The answer appears to be the cultural elite who keep getting free speech wrong – and not just in the media. We have seen political correctness expand into stultifying speech codes on college campuses, pushed by progressive groups and enabled by administrators that have made a mockery out of higher education. That cone of silence has begun to extend into politics in general, ironically as more and more activists demand “conversations” on controversial topics but then demand that the opposing side be silenced or forced into byzantine processes to avoid “triggers.”
All of this amounts to an attempt to control the political sphere by either silencing dissent or demonizing it as “bullying,” “bigoted,” and worse. The same applies in other First Amendment freedoms as well, especially the freedom of religious expression. The same pattern holds when people wish to live their faith in the entirety of their lives. Whether it comes from the government in contraception mandates or forced participation in same-sex marriage events, the media and political elites have decided that the liberty guaranteed in plain English in the Constitution no longer applies – as long as they can redefine the language to suit their purposes.
So far, the most tenacious pushback to this trend has been conducted by GamerGate. The rest of the country had better wake up to the threat soon.
Update: Not necessarily connected but definitely a must-read from Erik Wemple, the Washington Post’s media critic, “The week that cable news failed free expression“:
In January, terrorists carried out a massacre of the Paris offices of Charlie Hebdo magazine, a publication that had compiled a record of depicting Muhammad in satirical ways. The attack, per force, elevated the newsworthiness of those cartoons: There was no way to fully understand the alleged motivations of the attackers without sampling the drawings that had placed a target on the magazine.
Yet the American media folded into a crouch of cowardice and rationalization.

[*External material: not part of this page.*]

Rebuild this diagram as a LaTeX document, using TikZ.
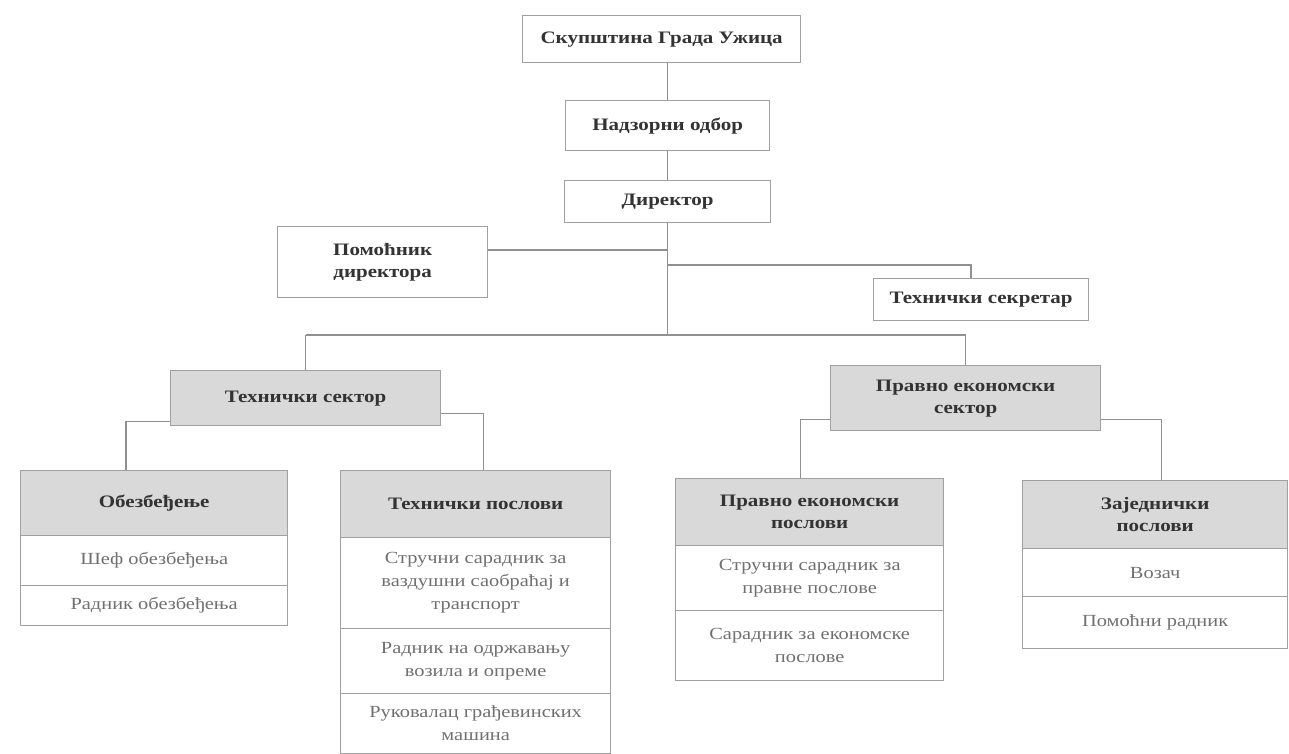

The Associated Press’s statement said it would “refrain from moving deliberately provocative images.” The major networks stayed away from the pictures, and the cable networks followed suit, for the most part, with Fox News showing glimpses here and there. CNN said it was withholding the images as a measure to protect its personnel in overseas hotspots. (In the immediate aftermath of the attack, The Washington Post’s news side didn’t traffic in the images, though the editorial side published one on its op-ed page.)
At the time, those decisions appeared isolated to the news event at hand. They now loom as something far more significant. A judgment has emerged that preaches compliance with the notion that this particular form of expression means you’re asking for it. That viewpoint has trickled down from the bosses of these news organizations into the coverage, as Geller has discovered. Once the media draws a line, it’s tough to undraw.
Especially when it suits other purposes.